The Bellevue Stratford, built in the French Renaissance style with palatial guest accommodations, attracted European royalty, political leaders, and stars of stage and screen. During its first fifty years, the hotel hosted important political meetings such as a United Nations' conference (1943), and the Pan America and World organization meeting (1945). During this era, the Bellevue Stratford also welcomed a Democratic regional meeting (1936) and Republican national convention (1940). The collection's 1950s memorabilia indicate the Bellevue Stratford hosted a full calendar of events, filling its Grand Ballroom with programs for Philadelphia's cultural and business communities. The occasions ranged from an Academy of Music celebration (1950) to the Delaware Valley Square Dance Convention (1950), as well as the Poor Richard Club of Philadelphia's 48th Anniversary Dinner (1954).

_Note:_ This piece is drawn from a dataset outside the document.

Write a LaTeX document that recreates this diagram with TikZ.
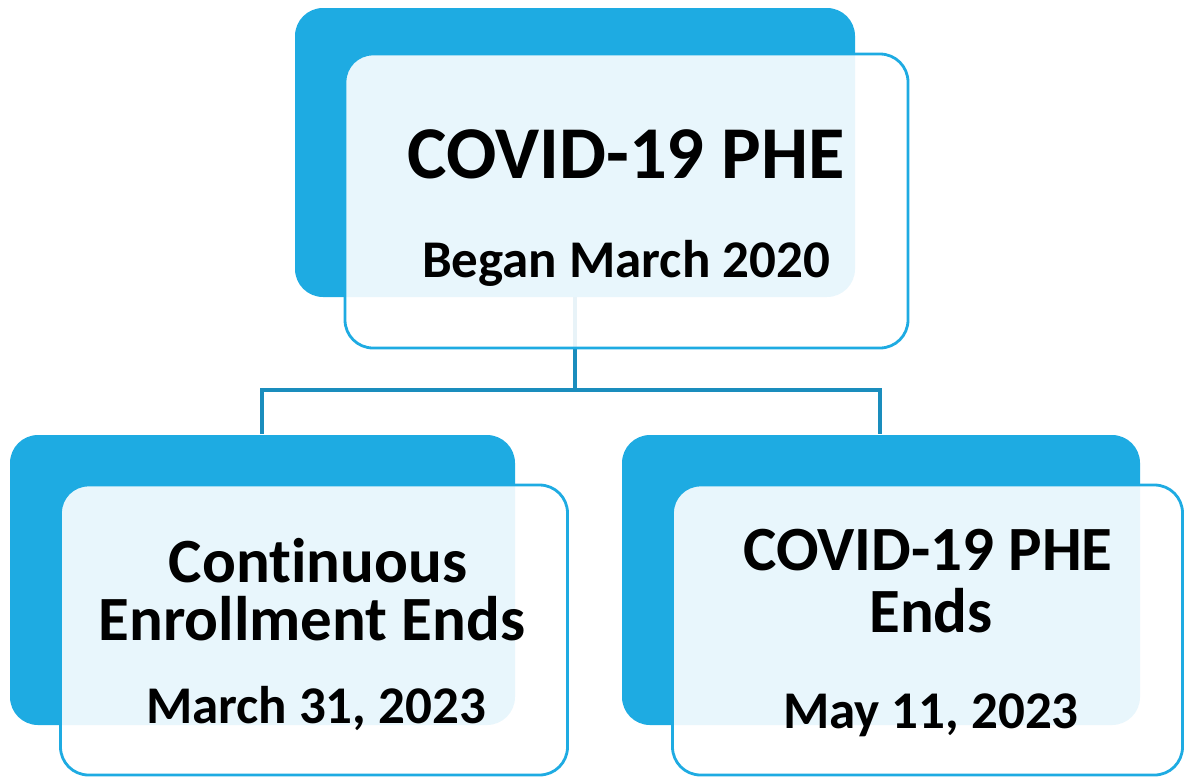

Over the years, the Bellevue Stratford, with its distinctive size and architecture, acquired another title, that of the "Grande Dame of Broad Street." By the 1970s, however, the Bellevue Stratford's occupancy had declined. Despite modernizing its room accommodations and removing some of its older architectural features, the Bellevue Stratford continued to lose business. In 1976 the Department of Health identified the hotel's air conditioning system as the source of a bacterium responsible for the deaths of thirty-five American Legion convention guests. Ordered to shut down immediately, the hotel remained closed until its reopening as the Fairmont in 1979. New management restored the hotel's original name in 1980, and operated the Bellevue Stratford until its closure again in 1986. Designated a national historic landmark, the Bellevue underwent major renovations, restoring many of its classic features. In 1989 it reopened as a multiuse complex including the Hotel Atop the Bellevue. The reconfigured hotel provided, along with guest accommodations, parking, exercise facilities, office space, and shops offering designer fashions. Subsequent changes in management in 1996 altered its name to The Park Hyatt Philadelphia at the Bellevue. In 2004 the hotel marked its one hundredth year of existence.